Mainzeal was one of the largest construction companies in New Zealand when it was put into receivership in 2012, liquidation followed shortly afterwards. Fast-forward five years and the receivership stage process has just been completed with the Receivers retiring on 15 May 2017.
The completion of the Receivership means that the secured creditors (bank) and preferred creditors (IRD, employees) have been paid amounts owing and the remaining assets have been transferred to the liquidators. The liquidators’ job is to realise any remaining assets and distribute these amongst the unsecured creditors.
Liquidation – unsecured creditors
At the completion of the Receivership $6m was transferred to the liquidators. This may seem like a significant sum although when this amount is compared this against the $157m of unsecured creditor claims the distribution to unsecured creditors is not looking promising.

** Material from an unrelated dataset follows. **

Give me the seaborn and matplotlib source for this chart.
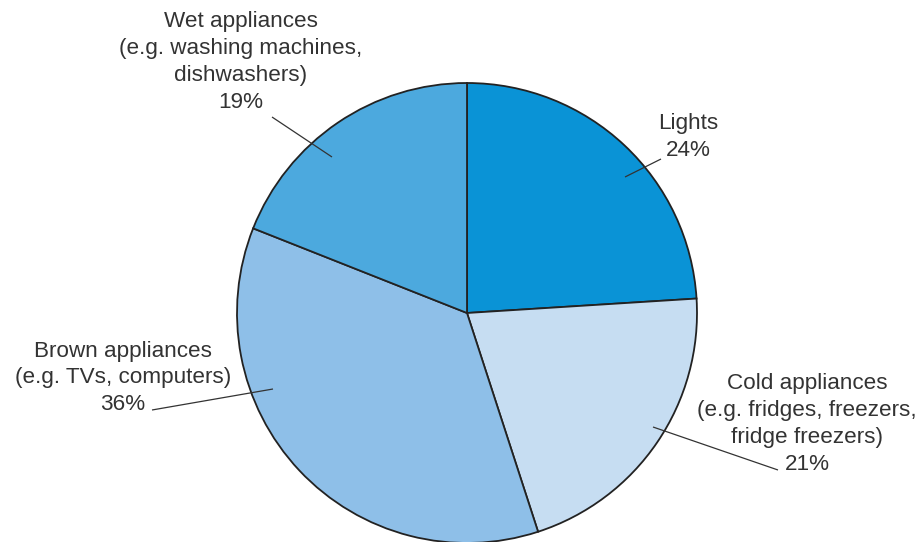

The liquidators have indicated that any distribution to unsecured creditors will largely be dependent on the success of court actions being brought against the previous directors of Mainzeal and their related companies and it will be interesting to follow these cases as they progress to trial (the liquidators have secured funding for these proceedings and they are currently in the discovery stage).
Retention trust regime
The Mainzeal liquidation is often cited as the catalyst for the retentions trust regime that requires all retention money on commercial construction projects to either be held on trust for the payee or to be secured by a complying instrument (insurance or bond). This requirement is now law and applies to all contracts entered into or renewed after 31 March 2017 (see previous blogs here and here).